Isilon may sound like a fancy cloud solution but it is nothing more than a NAS device. It operates in a storage cluster using FreeBSD. This means it provides access via the HTTP, SMB, NFS, and FTP protocols.

And as any good script kiddie will do (such as myself), one will search and find the default admin credentials for Isilon devices. Turns it out it is root:a. That’s it. root for the username and a for the password.

Now I’m really hoping the storage admins did not keep this default credential set. But, even if it was changed, Isilon provides LDAP/AD authentication. So, if the hacker already breached 365 with working credentials, he could have easily accessed the file storage, as well.

Solutions

The answers are always simple. And in this case, it is no different.

Enable MFA and change default credentials.

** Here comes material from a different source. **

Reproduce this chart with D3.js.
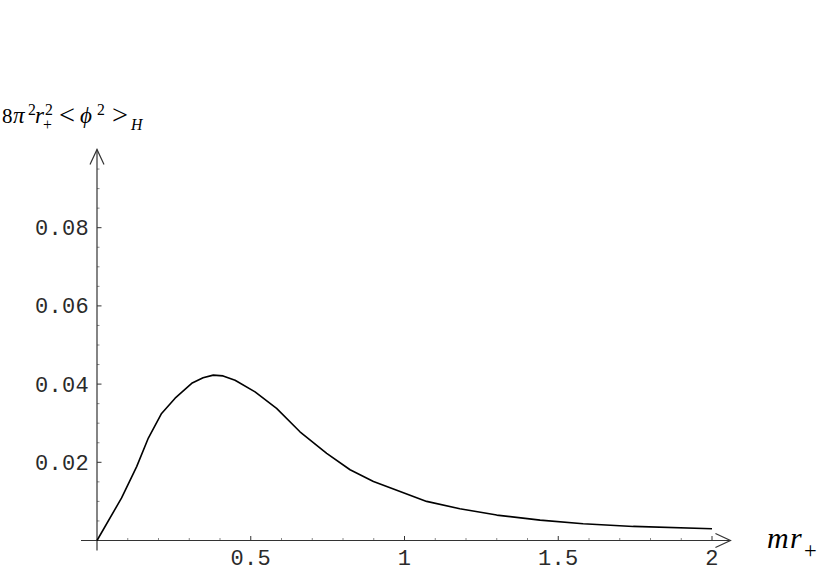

Yes, it will be annoying and cumbersome to set it up for hundreds or thousands of students and faculty, but it will save you your job later on. School systems are great places for SSNs, financial account numbers, passports, immigration documents, and even PHI. Nobody wants to deal with that mess.

To enable security defaults:

  1. Sign in to the Microsoft Entra admin center as at least a Conditional Access Administrator.
  2. Browse to Identity > Overview > Properties.
  3. Select Manage security defaults.
  4. Set Security defaults to Enabled.
  5. Select Save.

Lastly, change your NFS/SMB shares’ default credentials. Also, remember that if you do use LDAP/AD for authentication to the share, you may lose out on MFA tokens. I don’t know how Isilon, so that’s always a concern.